Maryland, like most states, offers many post-judgment remedies to allow creditors to enforce judgments. Some of these tools are very useful, such as the wage garnishment or the bank account garnishment, which allows you to obtain a court order mandating an employer pay the creditor a portion of a debtor’s wages or mandating a bank pay the creditor funds from the debtor’s bank account.
Another less used post-judgment remedy is the charging order. A charging order is an order from the court ordering a company to withhold all profits and/or distributions owed to an owner-debtor and pay the creditor from those distributions. The charging order is generally less used because in many situations debtors do not own interests in a company; however, when a debtor’s income is solely from self-employment, the wage garnishment is rendered useless and creditors must seek alternative enforcement remedies such as the charging order.
Under Maryland’s charging order Rules and Statutes, the charging order is available for creditors to seek satisfaction of their debts from partnerships and limited liability companies. Maryland Rule 2-649 states: “Upon the written request of a judgment creditor of a partner, the court where the judgment was entered or recorded may issue an order charging the partnership interest of the judgment debtor with payment of all amounts due on the judgment.” Likewise Md. Code, Corps. & Ass’ns § 4A-607 states “On application by a creditor of a debtor holding an economic interest in a limited liability company, a court having jurisdiction may charge the economic interest of the debtor in the limited liability company for the unsatisfied amount of the debt.” Finally, Md. Code, Corps. & Ass’ns § 9A-504 states: “On application by a judgment creditor of a partner or of a partner's transferee, a court having jurisdiction may charge the transferable interest of the judgment debtor to satisfy the judgment.”

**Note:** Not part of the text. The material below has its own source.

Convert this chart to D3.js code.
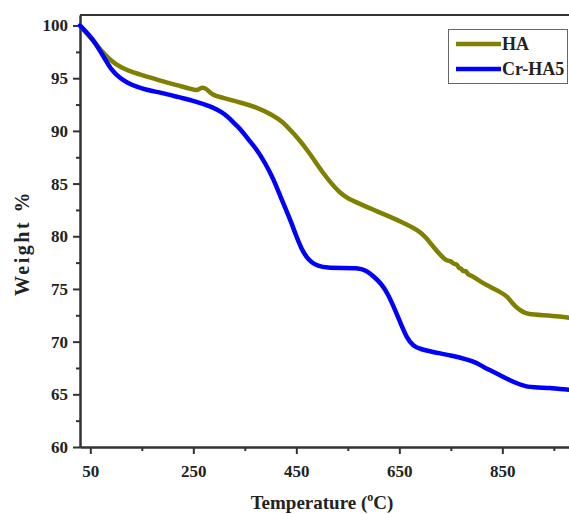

Noticeably absent from the Corporations and Associations Article is any reference to the availability of a charging order against an owner of interest in a corporation. This absence is peculiar given the fact the General Assembly actively chose to grant this power to creditors against not only partnerships, but limited liability companies. This absence invariably was asserted as a defense when this issue arose in the Court of Special Appeals in Burnett v. Spencer, 230 Md. Ap. 24, 146 A.3d 560 (Md. Ct. Spec. App. 2016).
In addressing the issue of whether a debtor’s corporate interest was subject to enforcement under a charging order, the Court of Special Appeals decided it indeed was. See Burnett, 230 Md. Ap. at 35, 146 A.3d at 566. The Court held that under Md. Rule 2-651, titled “Ancillary Relief in Aid of Enforcement,” which the Court dubbed the “wild card” provision for collecting judgments, the circuit courts have the power to issue charging orders against a debtor’s corporate interest. See Burnett, 230 Md. Ap. at 35, 146 A.3d at 566. This Rule states “Upon motion and proof of service, a court in which a judgment has been entered or recorded may order such relief regarding property subject to enforcement of the judgment as may be deemed necessary and appropriate to aid enforcement of the judgment pursuant to these rules . . .” and lists some general options for enforcement.
This opinion by the Court of Special Appeals is clear and concise in its holding in deeming charging orders against corporate interests appropriate, providing a helpful tool to judgment creditors that the General Assembly should have provided by statute years ago.